### What to work on:
Copy out every line in which the string "draw" occurs.

(Entries taken from a collection)
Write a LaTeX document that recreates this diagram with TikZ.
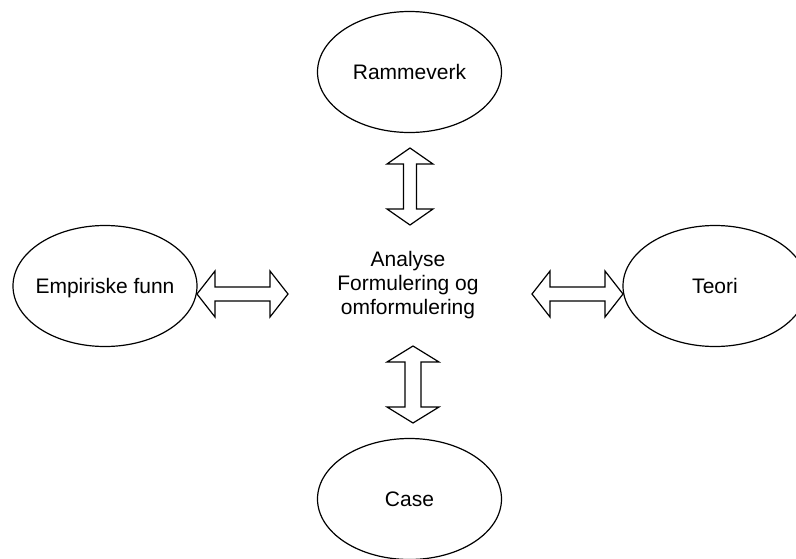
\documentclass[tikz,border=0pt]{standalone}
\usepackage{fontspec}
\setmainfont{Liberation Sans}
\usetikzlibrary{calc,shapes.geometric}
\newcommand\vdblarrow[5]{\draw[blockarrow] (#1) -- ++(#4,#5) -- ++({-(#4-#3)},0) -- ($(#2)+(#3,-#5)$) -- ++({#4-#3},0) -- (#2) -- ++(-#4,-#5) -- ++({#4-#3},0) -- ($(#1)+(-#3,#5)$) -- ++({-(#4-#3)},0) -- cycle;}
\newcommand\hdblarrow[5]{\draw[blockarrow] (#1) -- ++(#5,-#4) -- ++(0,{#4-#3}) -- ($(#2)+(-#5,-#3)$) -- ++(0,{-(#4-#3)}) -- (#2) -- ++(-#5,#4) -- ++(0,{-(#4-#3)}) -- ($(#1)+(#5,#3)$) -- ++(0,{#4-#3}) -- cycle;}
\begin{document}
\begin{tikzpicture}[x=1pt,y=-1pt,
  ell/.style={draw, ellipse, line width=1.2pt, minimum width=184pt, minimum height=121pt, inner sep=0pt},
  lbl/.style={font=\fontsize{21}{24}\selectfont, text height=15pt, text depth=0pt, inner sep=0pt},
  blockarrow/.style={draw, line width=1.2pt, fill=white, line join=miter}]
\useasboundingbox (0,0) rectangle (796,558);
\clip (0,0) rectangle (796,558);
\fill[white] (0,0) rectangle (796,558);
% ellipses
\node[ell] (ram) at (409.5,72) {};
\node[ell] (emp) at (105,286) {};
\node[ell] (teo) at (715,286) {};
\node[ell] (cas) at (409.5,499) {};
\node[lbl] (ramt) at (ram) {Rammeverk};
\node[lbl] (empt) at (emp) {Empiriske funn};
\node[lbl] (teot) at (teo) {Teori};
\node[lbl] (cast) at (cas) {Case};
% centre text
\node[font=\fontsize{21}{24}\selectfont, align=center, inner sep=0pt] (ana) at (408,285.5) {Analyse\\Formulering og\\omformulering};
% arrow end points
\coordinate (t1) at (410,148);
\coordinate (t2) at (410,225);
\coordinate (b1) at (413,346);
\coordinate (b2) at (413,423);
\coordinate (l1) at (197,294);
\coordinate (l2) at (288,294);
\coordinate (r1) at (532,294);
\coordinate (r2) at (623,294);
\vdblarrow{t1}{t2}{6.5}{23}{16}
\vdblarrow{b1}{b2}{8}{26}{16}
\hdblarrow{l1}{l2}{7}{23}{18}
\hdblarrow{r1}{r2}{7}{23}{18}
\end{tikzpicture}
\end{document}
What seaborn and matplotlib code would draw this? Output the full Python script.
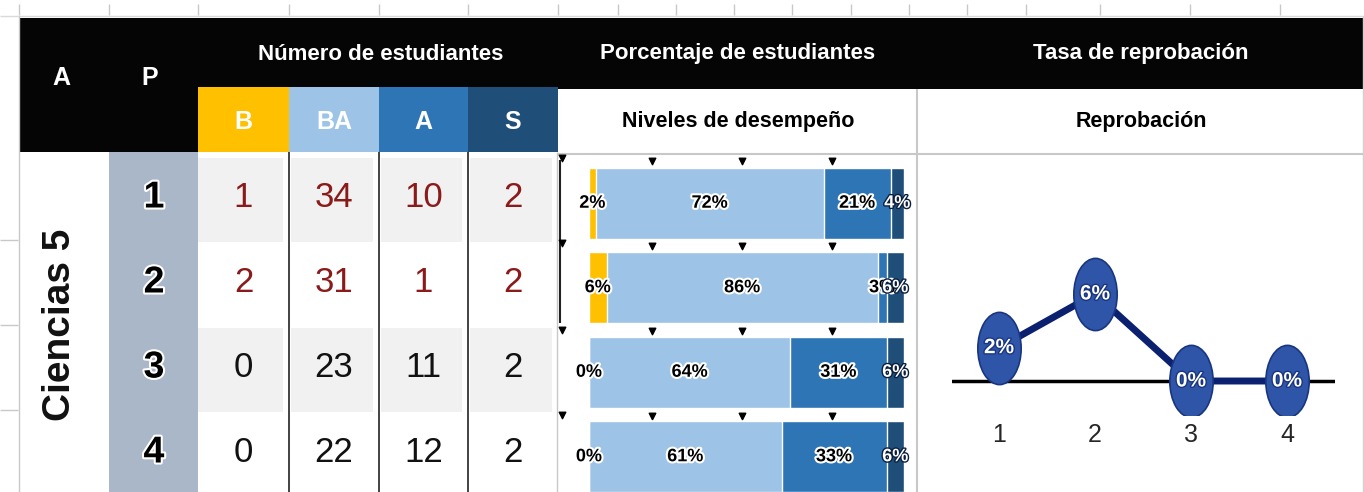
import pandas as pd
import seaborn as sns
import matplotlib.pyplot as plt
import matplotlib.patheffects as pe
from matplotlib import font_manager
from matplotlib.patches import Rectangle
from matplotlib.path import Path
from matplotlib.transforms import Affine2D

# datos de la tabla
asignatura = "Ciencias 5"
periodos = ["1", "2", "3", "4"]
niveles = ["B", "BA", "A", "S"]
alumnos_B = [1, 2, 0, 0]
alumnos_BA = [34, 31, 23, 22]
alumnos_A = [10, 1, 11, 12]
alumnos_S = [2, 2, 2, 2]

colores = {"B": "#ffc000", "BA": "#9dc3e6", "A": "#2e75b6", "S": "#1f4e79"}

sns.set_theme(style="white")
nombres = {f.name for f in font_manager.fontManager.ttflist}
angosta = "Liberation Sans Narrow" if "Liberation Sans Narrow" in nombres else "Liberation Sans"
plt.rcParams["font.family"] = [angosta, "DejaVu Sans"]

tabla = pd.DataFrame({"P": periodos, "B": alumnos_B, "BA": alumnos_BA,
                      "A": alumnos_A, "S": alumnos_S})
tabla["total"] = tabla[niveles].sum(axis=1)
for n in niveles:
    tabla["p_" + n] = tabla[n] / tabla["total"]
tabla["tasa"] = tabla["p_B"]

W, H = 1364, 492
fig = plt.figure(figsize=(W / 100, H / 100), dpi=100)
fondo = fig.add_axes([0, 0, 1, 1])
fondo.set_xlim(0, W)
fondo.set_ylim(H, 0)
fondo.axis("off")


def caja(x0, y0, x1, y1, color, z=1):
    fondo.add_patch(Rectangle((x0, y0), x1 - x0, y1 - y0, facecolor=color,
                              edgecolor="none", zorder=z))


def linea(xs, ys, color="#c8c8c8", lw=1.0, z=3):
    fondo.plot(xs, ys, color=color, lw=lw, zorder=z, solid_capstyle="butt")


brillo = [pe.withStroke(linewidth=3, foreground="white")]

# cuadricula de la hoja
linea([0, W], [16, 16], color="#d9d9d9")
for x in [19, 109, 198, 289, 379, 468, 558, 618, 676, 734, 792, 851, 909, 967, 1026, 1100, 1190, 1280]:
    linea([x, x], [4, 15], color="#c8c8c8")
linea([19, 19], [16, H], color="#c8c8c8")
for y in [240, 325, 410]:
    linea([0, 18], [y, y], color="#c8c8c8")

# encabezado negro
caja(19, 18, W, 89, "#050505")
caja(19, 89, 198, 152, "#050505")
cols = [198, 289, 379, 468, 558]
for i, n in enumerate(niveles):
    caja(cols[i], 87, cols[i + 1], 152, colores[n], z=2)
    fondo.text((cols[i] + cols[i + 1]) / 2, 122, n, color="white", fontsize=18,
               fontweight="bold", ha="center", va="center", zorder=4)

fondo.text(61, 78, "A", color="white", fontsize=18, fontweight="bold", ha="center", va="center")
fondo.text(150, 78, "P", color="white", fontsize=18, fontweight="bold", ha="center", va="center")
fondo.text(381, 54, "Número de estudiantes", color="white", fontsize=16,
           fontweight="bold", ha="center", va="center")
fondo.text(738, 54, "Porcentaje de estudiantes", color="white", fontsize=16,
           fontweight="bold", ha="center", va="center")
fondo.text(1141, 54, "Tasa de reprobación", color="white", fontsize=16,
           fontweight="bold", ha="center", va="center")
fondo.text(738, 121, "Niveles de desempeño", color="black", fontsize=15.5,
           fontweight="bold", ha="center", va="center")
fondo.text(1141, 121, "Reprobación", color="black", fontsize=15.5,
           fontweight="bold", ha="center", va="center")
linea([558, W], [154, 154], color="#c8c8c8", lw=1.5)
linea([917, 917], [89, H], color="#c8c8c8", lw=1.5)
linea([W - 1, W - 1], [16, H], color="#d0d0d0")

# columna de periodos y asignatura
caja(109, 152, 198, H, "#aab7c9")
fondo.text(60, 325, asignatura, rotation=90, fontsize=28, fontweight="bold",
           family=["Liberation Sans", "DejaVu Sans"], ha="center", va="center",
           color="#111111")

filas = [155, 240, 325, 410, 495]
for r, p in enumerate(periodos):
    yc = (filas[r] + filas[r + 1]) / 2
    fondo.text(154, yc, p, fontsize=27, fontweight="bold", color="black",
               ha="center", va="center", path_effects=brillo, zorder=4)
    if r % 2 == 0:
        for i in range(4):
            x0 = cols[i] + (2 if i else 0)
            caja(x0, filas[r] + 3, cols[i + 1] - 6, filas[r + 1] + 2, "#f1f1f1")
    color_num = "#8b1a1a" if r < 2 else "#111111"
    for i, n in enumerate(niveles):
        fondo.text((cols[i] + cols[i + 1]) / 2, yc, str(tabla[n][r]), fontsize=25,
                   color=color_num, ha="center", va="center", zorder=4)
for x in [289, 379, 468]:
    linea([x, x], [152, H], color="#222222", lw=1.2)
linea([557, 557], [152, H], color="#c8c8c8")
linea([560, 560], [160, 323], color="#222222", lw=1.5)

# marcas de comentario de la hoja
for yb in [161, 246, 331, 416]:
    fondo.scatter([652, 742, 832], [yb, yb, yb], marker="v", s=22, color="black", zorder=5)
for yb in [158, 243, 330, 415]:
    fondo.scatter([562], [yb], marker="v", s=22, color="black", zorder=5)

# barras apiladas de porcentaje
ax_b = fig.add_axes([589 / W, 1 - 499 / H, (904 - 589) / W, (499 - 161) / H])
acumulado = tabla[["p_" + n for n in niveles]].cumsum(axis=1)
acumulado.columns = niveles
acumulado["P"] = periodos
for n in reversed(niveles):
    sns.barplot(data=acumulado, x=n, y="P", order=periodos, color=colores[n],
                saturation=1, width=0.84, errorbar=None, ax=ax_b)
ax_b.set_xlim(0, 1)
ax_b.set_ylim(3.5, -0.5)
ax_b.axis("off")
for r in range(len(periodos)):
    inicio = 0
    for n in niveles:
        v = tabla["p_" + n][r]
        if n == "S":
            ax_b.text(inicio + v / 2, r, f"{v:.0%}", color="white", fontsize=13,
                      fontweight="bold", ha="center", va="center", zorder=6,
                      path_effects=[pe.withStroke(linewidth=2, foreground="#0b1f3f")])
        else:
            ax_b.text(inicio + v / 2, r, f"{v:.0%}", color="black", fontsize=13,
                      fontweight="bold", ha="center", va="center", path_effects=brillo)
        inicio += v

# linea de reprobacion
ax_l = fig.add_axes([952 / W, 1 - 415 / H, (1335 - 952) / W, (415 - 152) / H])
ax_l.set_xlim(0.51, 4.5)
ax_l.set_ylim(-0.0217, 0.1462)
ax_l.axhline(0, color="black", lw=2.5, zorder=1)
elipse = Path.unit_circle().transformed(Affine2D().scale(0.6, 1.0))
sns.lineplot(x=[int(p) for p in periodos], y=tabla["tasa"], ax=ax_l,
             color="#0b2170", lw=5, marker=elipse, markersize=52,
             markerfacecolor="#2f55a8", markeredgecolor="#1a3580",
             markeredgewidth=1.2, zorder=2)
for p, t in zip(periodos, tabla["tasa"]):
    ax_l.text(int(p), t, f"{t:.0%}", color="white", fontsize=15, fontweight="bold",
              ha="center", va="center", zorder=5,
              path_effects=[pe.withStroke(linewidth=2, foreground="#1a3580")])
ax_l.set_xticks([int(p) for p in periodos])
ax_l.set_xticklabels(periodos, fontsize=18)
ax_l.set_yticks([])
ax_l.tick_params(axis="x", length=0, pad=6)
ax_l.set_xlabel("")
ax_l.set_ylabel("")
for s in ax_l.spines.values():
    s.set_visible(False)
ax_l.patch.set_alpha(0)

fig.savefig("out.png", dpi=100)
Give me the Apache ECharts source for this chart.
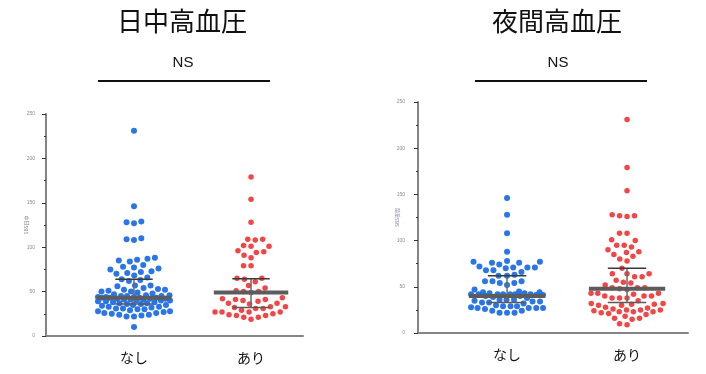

### Full answer:
\newcommand\vdblarrow[5]{\draw[blockarrow] (#1) -- ++(#4,#5) -- ++({-(#4-#3)},0) -- ($(#2)+(#3,-#5)$) -- ++({#4-#3},0) -- (#2) -- ++(-#4,-#5) -- ++({#4-#3},0) -- ($(#1)+(-#3,#5)$) -- ++({-(#4-#3)},0) -- cycle;}
\newcommand\hdblarrow[5]{\draw[blockarrow] (#1) -- ++(#5,-#4) -- ++(0,{#4-#3}) -- ($(#2)+(-#5,-#3)$) -- ++(0,{-(#4-#3)}) -- (#2) -- ++(-#5,#4) -- ++(0,{-(#4-#3)}) -- ($(#1)+(#5,#3)$) -- ++(0,{#4-#3}) -- cycle;}
  ell/.style={draw, ellipse, line width=1.2pt, minimum width=184pt, minimum height=121pt, inner sep=0pt},
  blockarrow/.style={draw, line width=1.2pt, fill=white, line join=miter}]
What seaborn and matplotlib code would draw this? Output the full Python script.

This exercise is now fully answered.